When enough guest machine virtual processors attempt to execute and the physical machine’s logical processors are sufficiently busy, performance under Hyper-V will begin to degrade. You can then influence Hyper-V guest machine scheduling using one of the available priority settings. The CPU priority settings are illustrated in Figure 2, which is a screenshot showing the Hyper-V Processor Resource control configuration options that are available. Hyper-V provides several tuning knobs to customize the Hyper-V virtual processor scheduler function. These include:
  • reserving CPU capacity in advance on behalf of a guest machine,
  • setting an upper limit to the CPU capacity a guest machine can use, and
  • setting a relative priority (or weight) for this virtual machine to be applied whenever there is contention for the machine’s processors 

Let’s compare the processor reservation, capping and weighting options and discuss which make sense to use and when to use them.


 Reservations. 

The Hyper-V processor reservation setting is specified as the percentage of the capacity of a logical processor to be made available to the guest machine whenever it is scheduled to run. The reservation setting applies to each virtual processor that is configured for the guest. Setting a processor reservation value is mainly useful if you know that a guest machine requires a certain, minimal amount of processing power and you don’t want Hyper-V to schedule that VM to run unless that minimum amount of CPU capacity is available. When the virtual processor is dispatched, reservations guarantee that it will receive the minimum level of service specified.

Hyper-V reservation work differently from many other Quality of Service (QoS) implementations that feature them where any capacity that is reserved, but not used, remains idle. In Hyper-V, when the guest machine does not consume all the capacity that it is reserved for it, virtual processors from other guest machines that are waiting can be scheduled instead.
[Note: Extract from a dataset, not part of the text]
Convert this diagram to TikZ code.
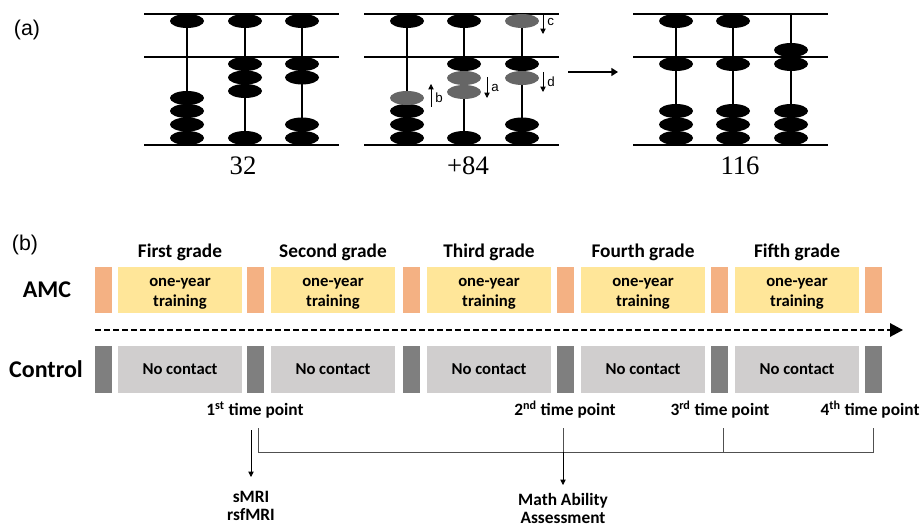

Implementing reservations in this manner suggests the hypervisor makes processor scheduler decisions on a periodic basis, functionally equivalent to a time-slice, but whatever that time-slicing interval is, it is undocumented.

Capping. 

Setting an upper limit using the capping option is mainly useful when you have a potentially unstable workload, for example, a volatile test machine, and you don’t want to allow that rogue guest to dominate the machine to the detriment of every other VM that is also trying to execute. Similar to reservations, capping is also specified as a percentage of logical processor capacity.

Weights. 

Finally, setting a relative weight for the guest machine’s virtual processors is useful if you know the priority of a guest machine’s workload relative to the other guest machine workloads that are resident on the Hyper-V host. This is the most frequently used virtual processor priority setting. Unlike reservations, weights do not provide any guarantee that a guest machine’s virtual processor will be dispatched. Instead they are simply used to increase or decrease the likelihood that a guest machine’s virtual processor is dispatched. As implemented, weights are similar to reservations, except that it is easier to get confused with weights about what percentage of a logical processor you intend to allocate. 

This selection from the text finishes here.